New Lenses Offer Cataract Patients Clearer Future
You’re reading and you notice 3’s look like 8’s or vice versa. When driving, you find yourself needing to be closer to road signs to make the words out clearly. The world just starts to look a little hazy.
But instead of needing new lenses for your glasses, it could be your eyes themselves that need new lenses, according to Women’s Health Advisor of Weill Cornell Medical College. Cataracts, which simply refer to the clouding of the eye lens, are among those age related conditions that greet most of us in retirement. Ophthalmologist Calvin Roberts, MD, of Weill Cornell Medical College, notes that most cataracts develop after age 65. More than half of all people 80 and older either have cataracts or have had cataract surgery, according to the National Institutes of Health (NIH).
While surgery remains the only option for ridding yourself of serious cataracts, your postoperative world provides a much brighter view than it did for cataract patients even just a few years ago.
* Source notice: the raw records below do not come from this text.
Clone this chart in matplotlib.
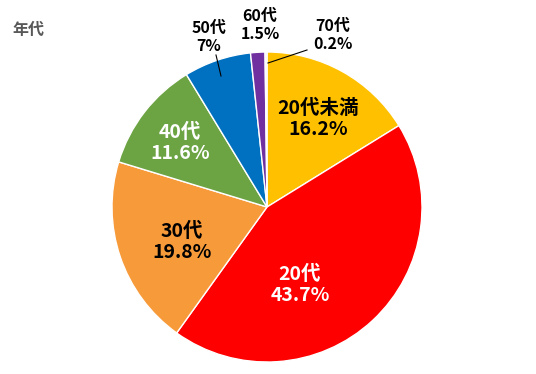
import matplotlib
matplotlib.use("Agg")
import matplotlib.pyplot as plt

plt.rcParams['font.family'] = ['Noto Sans CJK JP', 'DejaVu Sans']

# data, clockwise from 12 o'clock
age_groups = ["20代未満", "20代", "30代", "40代", "50代", "60代", "70代"]
shares = [16.2, 43.7, 19.8, 11.6, 7, 1.5, 0.2]
share_labels = ["16.2%", "43.7%", "19.8%", "11.6%", "7%", "1.5%", "0.2%"]
slice_colors = ["#FFC000", "#FF0000", "#F79A3A", "#6CA444", "#0070C0", "#7030A0", "#F2F2F2"]
label_colors = ["black", "white", "black", "white", "black", "black", "black"]

# label positions in pixels of the original picture (centre of the two-line text)
label_px = [(318, 119), (300, 285), (182, 242), (180, 143), (209, 37), (260, 25), (333, 35)]
# leader lines for outside labels: (label end, slice end)
leaders = {4: ((216, 55), (221, 76)), 6: ((307, 50), (268, 63))}

W, H = 536, 374
CX, CY, R = 267, 207, 155


def to_data(px, py):
    return (px - CX) / R, (CY - py) / R


fig = plt.figure(figsize=(W / 100, H / 100), dpi=100)
ax = fig.add_axes([(CX - R) / W, (H - CY - R) / H, 2 * R / W, 2 * R / H])

ax.pie(shares, colors=slice_colors, startangle=90, counterclock=False,
       wedgeprops=dict(edgecolor="white", linewidth=1))
ax.set_xlim(-1, 1)
ax.set_ylim(-1, 1)
ax.set_clip_on(False)

for i, name in enumerate(age_groups):
    x, y = to_data(*label_px[i])
    size = 14 if i < 4 else 11.5
    ax.text(x, y, f"{name}\n{share_labels[i]}", ha="center", va="center",
            color=label_colors[i], fontsize=size, fontweight="bold",
            linespacing=1.12, clip_on=False)

for i, (a, b) in leaders.items():
    xa, ya = to_data(*a)
    xb, yb = to_data(*b)
    ax.plot([xa, xb], [ya, yb], color="black", linewidth=0.8, clip_on=False)

fig.text(12 / W, 1 - 30 / H, "年代", color="#595959", fontsize=11.5,
         fontweight="bold", va="center", ha="left")

fig.savefig("out.png", dpi=100)
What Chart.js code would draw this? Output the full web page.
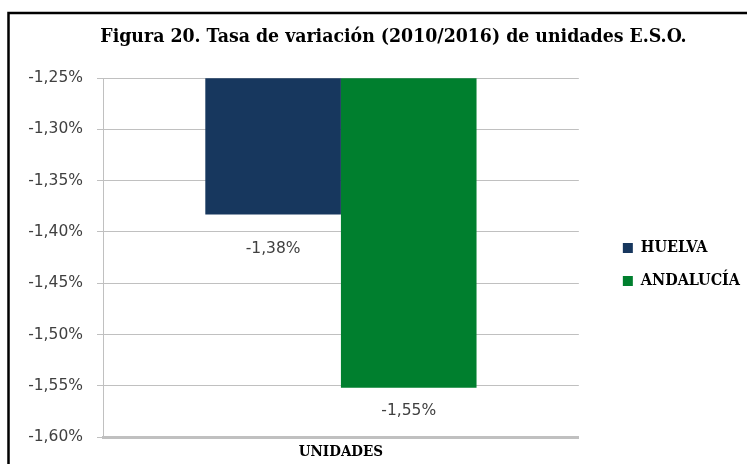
<!DOCTYPE html>
<html>
<head>
<meta charset="utf-8">
<script src="https://cdn.jsdelivr.net/npm/chart.js@4"></script>
<style>
  html, body { margin: 0; padding: 0; background: #fff; }
  #wrap { width: 747px; height: 464px; }
</style>
</head>
<body>
<div id="wrap"><canvas id="c" width="747" height="464"></canvas></div>
<script>
const categories = ['UNIDADES'];
const huelva = [-1.383];
const andalucia = [-1.552];
const seriesNames = ['HUELVA', 'ANDALUCÍA'];
const titleText = 'Figura 20. Tasa de variación (2010/2016) de unidades E.S.O.';

const fmt = v => v.toFixed(2).replace('.', ',') + '%';
const SERIF = '"DejaVu Serif Condensed", "DejaVu Serif", serif';
const SANS = '"DejaVu Sans", sans-serif';

const frame = {
  id: 'frame',
  beforeDraw(chart) {
    const ctx = chart.ctx;
    ctx.save();
    ctx.fillStyle = '#fff';
    ctx.fillRect(0, 0, chart.width, chart.height);
    ctx.strokeStyle = '#000';
    ctx.lineWidth = 2.5;
    ctx.beginPath();
    ctx.moveTo(8.5, chart.height);
    ctx.lineTo(8.5, 13);
    ctx.lineTo(chart.width, 13);
    ctx.stroke();
    ctx.restore();
  }
};

const boxShift = {
  id: 'boxShift',
  afterLayout(chart) {
    const lg = chart.legend, ca = chart.chartArea;
    const w = lg.right - lg.left;
    lg.left = ca.right + 27; lg.right = lg.left + w;
    lg.top = ca.top + 7; lg.bottom = ca.bottom + 7;
    lg.height = lg.bottom - lg.top;
    const tb = chart.titleBlock;
    tb.left = 40; tb.right = chart.width; tb.width = tb.right - tb.left;
  }
};

const labels = {
  id: 'valLabels',
  afterDatasetsDraw(chart) {
    const ctx = chart.ctx;
    ctx.save();
    ctx.font = '15.5px ' + SANS;
    ctx.fillStyle = '#404040';
    ctx.textAlign = 'center';
    ctx.textBaseline = 'middle';
    const offs = [34, 23];
    chart.data.datasets.forEach((ds, i) => {
      const meta = chart.getDatasetMeta(i);
      meta.data.forEach((el, j) => {
        ctx.fillText(fmt(ds.data[j]), el.x, el.y + offs[i]);
      });
    });
    ctx.restore();
  }
};

new Chart(document.getElementById('c'), {
  type: 'bar',
  data: {
    labels: categories,
    datasets: [
      { label: seriesNames[0], data: huelva, backgroundColor: '#17375e', borderWidth: 0 },
      { label: seriesNames[1], data: andalucia, backgroundColor: '#007f2e', borderWidth: 0 }
    ]
  },
  options: {
    responsive: false,
    animation: false,
    devicePixelRatio: 1,
    layout: { padding: { left: 0, right: 24, top: 0, bottom: 0 } },
    datasets: { bar: { barPercentage: 1, categoryPercentage: 0.57 } },
    plugins: {
      title: {
        display: true,
        text: titleText,
        color: '#000',
        font: { family: SERIF, size: 19.3, weight: 'bold' },
        padding: { top: 25, bottom: 30 }
      },
      legend: {
        display: true,
        position: 'right',
        align: 'center',
        labels: {
          boxWidth: 10,
          boxHeight: 10,
          padding: 17,
          color: '#000',
          font: { family: SERIF, size: 16, weight: 'bold' }
        }
      },
      tooltip: { enabled: false }
    },
    scales: {
      x: {
        afterFit(scale) { scale.height = 27; },
        grid: { display: false, drawTicks: false },
        border: { display: true, color: '#c0c0c0', width: 3 },
        ticks: {
          padding: 6,
          color: '#000',
          font: { family: SERIF, size: 15, weight: 'bold' }
        }
      },
      y: {
        min: -1.6,
        max: -1.25,
        afterFit(scale) { scale.width = 103; },
        grid: { color: '#c0c0c0', lineWidth: 1, tickLength: 6, drawTicks: true },
        border: { display: true, color: '#c0c0c0', width: 1 },
        ticks: {
          stepSize: 0.05,
          padding: 14,
          color: '#404040',
          font: { family: SANS, size: 15.5 },
          callback: v => fmt(v)
        }
      }
    }
  },
  plugins: [frame, boxShift, labels]
});
</script>
</body>
</html>
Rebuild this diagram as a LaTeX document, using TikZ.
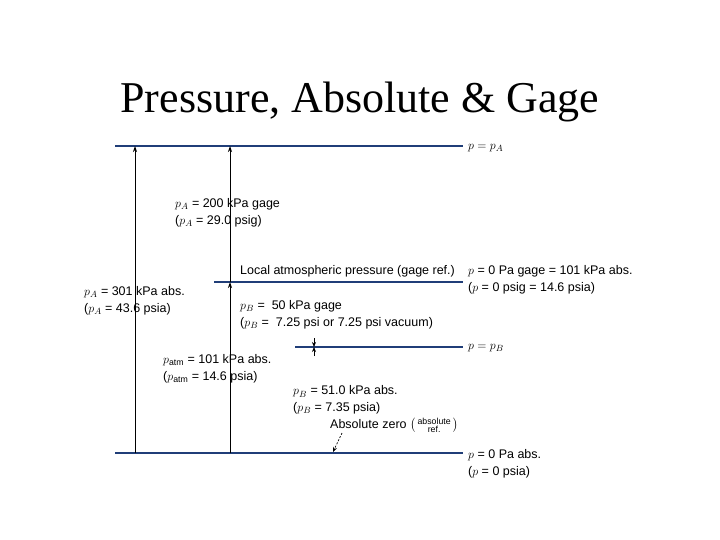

“There are no alternatives to surgery, but there are new advances to the restoration process,” says Dr. Roberts. “We have lenses that will allow you to see at a distance as well as read without glasses. There are lenses that can correct astigmatisms. The options have become much-improved in the past couple of years.”
For many years, the intraocular lenses that were used to replace the body’s crystalline lenses clouded by cataracts were made of a harder, more rigid plastic and were designed to give patients renewed clarity in their distance vision. The understanding was that they would simply need reading glasses.